Double taxation agreements (DTAs) prevent the double taxation of natural persons and legal entities with an international nexus in the area of taxes on income and capital. They therefore represent an important element in promoting international economic activities. Switzerland currently has DTAs with over 100 countries and is seeking to extend its agreement network further. Switzerland also has eight agreements for the avoidance of double taxation with respect to inheritance and estate taxes.
Double taxation typically occurs when two states tax the same income or assets of a taxpayer. Most of the provisions of a DTA are dedicated to avoiding double taxation by giving the contracting states the right to tax the individual types of income and assets. However, they merely restrict the contracting states' taxation right. The basis for taxation lies in the contracting states' domestic law.

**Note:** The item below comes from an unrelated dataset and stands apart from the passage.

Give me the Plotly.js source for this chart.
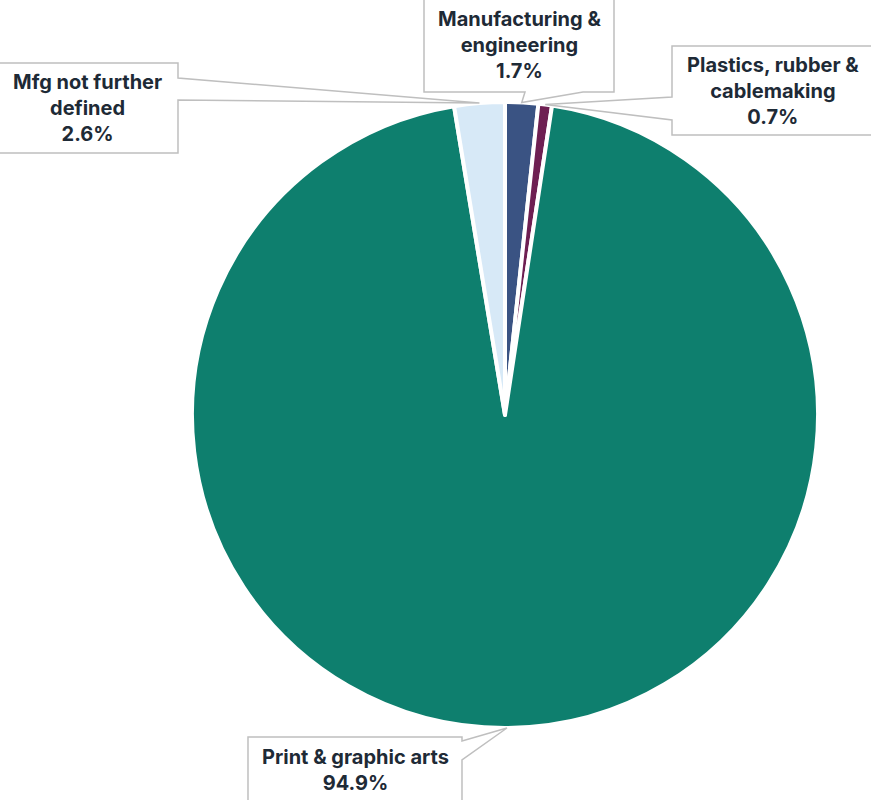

The list of persons who can benefit from a DTA is long and varied, e.g.:
- Persons who simultaneously have a permanent residence in two states
- Export companies and groups with foreign subsidiaries that are protected from double taxation by a DTA
- Employed persons with temporary work assignments abroad
DTAs additionally have an important function for investments of all kinds abroad, as they avoid double taxation on profits and revenue from foreign investments. Moreover, a DTA generally contains certain bans on discrimination, a dispute resolution mechanism and a clause on the exchange of information upon request.
Since the beginning of 2019, the DTA with Zambia and the protocol amending the DTA with Ecuador have entered into force. In addition, new protocols amending the DTAs have been signed with New Zeland, Norway, Sweden, Ireland, the Netherlands, Iran, South Korea and Ukraine.